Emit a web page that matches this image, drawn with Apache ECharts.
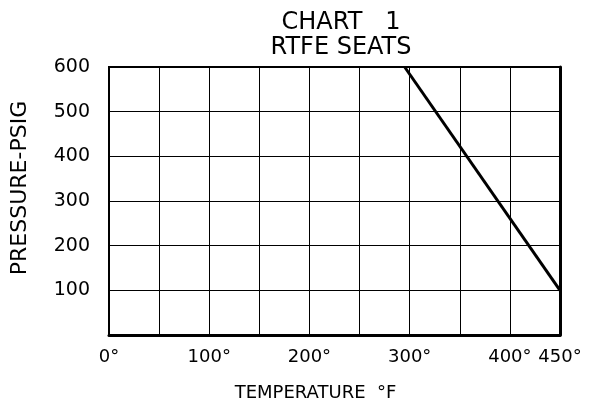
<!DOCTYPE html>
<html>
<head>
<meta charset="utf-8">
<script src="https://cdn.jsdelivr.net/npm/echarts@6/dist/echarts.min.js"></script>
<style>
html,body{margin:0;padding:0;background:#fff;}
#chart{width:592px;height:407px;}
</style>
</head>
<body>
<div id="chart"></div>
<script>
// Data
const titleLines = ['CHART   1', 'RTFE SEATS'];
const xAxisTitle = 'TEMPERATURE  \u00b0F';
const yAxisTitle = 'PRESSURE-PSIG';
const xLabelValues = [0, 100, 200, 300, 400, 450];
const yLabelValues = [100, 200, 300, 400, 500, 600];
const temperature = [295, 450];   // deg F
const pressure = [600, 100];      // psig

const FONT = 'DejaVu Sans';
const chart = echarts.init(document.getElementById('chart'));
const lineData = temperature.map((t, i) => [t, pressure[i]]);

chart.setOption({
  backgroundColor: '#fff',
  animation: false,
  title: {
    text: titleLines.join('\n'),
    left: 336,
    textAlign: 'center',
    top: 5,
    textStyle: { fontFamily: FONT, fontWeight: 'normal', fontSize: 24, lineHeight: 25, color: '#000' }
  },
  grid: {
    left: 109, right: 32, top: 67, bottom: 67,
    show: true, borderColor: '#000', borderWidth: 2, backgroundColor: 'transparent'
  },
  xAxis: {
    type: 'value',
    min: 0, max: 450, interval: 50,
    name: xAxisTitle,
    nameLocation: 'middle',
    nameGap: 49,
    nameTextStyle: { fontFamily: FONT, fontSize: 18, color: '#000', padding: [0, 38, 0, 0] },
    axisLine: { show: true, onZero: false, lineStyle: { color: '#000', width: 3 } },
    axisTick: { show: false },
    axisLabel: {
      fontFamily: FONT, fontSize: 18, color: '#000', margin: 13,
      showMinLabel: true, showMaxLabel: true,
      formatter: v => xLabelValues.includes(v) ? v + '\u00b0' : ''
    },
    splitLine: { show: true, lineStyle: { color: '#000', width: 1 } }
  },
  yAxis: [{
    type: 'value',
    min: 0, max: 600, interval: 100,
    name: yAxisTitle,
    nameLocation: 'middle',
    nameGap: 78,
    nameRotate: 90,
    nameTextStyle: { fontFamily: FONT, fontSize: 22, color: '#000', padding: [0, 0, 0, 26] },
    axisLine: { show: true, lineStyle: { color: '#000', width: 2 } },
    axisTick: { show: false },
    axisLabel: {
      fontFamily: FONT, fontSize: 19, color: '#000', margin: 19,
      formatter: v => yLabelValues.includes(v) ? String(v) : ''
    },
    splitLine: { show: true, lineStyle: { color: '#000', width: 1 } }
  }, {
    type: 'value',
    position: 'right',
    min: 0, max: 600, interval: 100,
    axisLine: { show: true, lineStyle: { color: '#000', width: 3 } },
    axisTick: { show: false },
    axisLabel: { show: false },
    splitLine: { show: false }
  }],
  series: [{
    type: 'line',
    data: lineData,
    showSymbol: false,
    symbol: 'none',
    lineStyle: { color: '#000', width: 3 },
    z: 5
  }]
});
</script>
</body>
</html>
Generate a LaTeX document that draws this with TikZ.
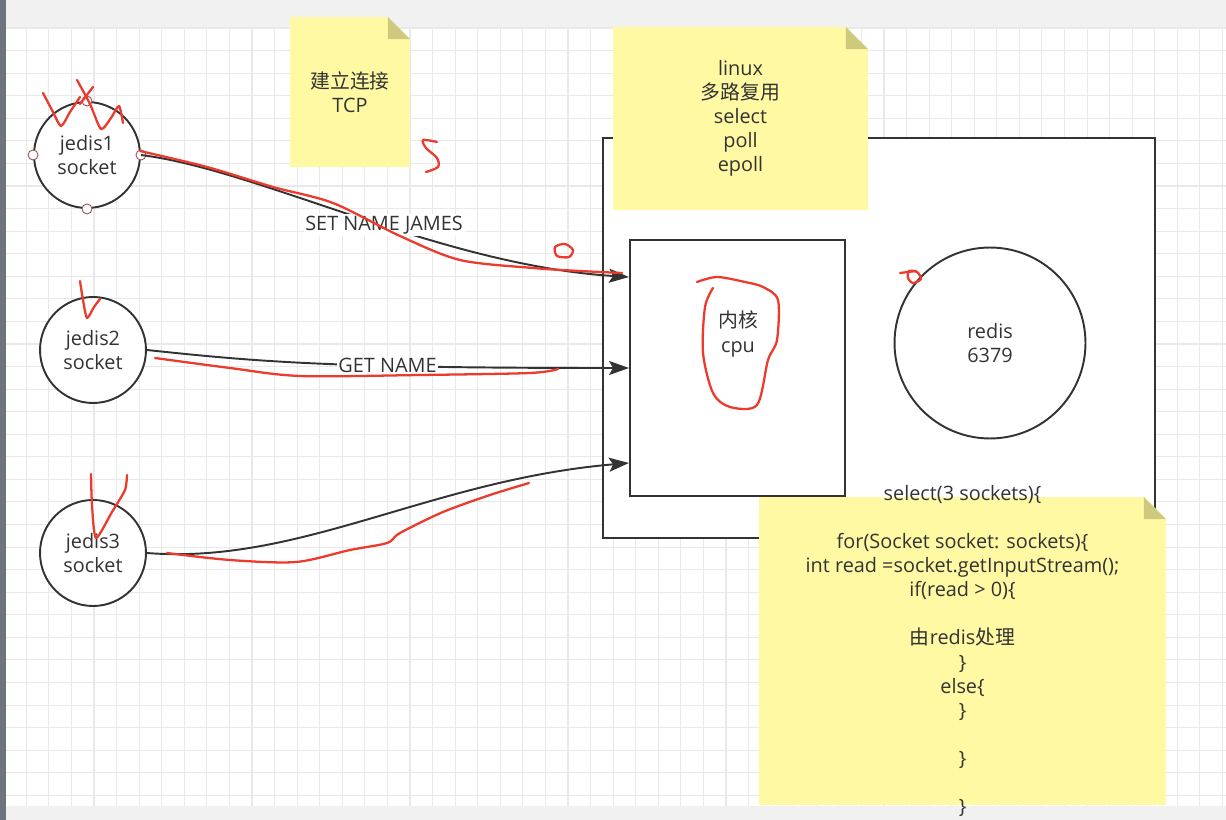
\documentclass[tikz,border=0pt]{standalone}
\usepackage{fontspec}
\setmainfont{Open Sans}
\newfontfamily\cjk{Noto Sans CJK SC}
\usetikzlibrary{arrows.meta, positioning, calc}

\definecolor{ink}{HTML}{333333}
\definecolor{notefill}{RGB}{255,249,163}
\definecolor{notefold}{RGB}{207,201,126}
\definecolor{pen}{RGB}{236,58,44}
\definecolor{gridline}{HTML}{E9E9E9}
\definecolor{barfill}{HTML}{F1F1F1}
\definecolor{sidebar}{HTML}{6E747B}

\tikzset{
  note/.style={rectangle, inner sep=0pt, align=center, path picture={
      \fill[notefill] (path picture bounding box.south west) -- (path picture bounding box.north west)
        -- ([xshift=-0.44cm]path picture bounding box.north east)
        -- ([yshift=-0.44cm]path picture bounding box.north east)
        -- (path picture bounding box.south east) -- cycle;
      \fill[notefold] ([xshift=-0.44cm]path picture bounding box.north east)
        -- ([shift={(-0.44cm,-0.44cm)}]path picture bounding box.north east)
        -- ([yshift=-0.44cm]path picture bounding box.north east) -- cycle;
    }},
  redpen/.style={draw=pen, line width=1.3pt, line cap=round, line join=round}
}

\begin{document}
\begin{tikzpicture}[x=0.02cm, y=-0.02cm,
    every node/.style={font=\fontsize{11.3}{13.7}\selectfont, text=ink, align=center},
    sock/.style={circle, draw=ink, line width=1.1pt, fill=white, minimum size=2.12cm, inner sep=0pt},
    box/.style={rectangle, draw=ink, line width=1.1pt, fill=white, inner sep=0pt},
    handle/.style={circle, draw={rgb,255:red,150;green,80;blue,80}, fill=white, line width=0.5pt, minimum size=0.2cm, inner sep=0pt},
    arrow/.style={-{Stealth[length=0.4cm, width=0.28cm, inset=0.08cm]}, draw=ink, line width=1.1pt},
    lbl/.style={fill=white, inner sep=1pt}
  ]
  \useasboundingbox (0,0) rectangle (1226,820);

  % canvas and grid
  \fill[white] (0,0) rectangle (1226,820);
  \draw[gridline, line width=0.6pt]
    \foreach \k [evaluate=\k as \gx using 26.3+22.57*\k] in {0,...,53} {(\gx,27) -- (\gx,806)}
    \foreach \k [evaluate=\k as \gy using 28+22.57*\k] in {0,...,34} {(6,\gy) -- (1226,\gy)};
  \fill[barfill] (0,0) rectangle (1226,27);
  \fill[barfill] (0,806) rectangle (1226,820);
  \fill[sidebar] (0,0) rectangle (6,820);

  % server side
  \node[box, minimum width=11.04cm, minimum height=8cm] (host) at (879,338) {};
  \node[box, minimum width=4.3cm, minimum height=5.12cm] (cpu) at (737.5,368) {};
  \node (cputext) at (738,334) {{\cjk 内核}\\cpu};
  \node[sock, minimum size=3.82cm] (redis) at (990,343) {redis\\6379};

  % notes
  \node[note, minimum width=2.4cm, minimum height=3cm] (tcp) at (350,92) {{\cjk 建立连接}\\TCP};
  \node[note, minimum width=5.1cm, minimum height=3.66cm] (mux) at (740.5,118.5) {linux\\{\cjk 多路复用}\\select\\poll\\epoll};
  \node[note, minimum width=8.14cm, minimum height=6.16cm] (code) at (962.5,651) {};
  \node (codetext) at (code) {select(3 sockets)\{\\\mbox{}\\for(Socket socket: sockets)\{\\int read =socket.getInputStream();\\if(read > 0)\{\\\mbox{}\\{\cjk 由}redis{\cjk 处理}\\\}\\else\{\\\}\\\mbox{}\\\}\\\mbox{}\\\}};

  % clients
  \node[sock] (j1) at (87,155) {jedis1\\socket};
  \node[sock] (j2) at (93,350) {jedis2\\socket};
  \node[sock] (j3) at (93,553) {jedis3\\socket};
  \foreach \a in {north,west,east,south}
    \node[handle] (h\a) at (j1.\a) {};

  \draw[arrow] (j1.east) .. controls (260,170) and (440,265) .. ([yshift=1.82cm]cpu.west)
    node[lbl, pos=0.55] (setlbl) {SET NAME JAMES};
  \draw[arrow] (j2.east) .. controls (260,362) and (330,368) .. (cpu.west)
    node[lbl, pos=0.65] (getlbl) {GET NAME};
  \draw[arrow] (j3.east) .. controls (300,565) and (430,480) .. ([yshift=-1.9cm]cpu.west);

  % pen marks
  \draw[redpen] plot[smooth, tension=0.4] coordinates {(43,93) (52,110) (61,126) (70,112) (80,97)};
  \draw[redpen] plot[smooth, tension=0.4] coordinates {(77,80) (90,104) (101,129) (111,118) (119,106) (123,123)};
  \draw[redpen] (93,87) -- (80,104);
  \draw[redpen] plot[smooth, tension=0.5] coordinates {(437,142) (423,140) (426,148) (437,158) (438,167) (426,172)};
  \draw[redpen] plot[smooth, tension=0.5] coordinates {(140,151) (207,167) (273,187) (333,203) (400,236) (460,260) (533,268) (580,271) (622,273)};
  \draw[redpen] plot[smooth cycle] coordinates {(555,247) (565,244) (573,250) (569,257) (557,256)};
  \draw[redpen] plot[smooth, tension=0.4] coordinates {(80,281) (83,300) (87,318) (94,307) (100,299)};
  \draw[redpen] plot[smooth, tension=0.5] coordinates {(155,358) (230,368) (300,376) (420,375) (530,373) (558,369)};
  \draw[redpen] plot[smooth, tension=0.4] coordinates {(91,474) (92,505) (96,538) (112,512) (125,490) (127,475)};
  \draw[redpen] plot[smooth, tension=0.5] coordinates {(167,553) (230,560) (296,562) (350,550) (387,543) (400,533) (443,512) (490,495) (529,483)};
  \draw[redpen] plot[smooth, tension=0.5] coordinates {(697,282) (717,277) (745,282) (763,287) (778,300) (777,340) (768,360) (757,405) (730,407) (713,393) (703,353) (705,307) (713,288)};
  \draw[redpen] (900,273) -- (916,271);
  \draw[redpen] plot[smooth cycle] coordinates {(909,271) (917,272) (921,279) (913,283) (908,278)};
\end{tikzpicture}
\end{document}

####################

Exercise.
Find each line holding the string "that" and copy it out.

Solution to the problem.
Emit a web page that matches this image, drawn with Apache ECharts.
Generate a LaTeX document that draws this with TikZ.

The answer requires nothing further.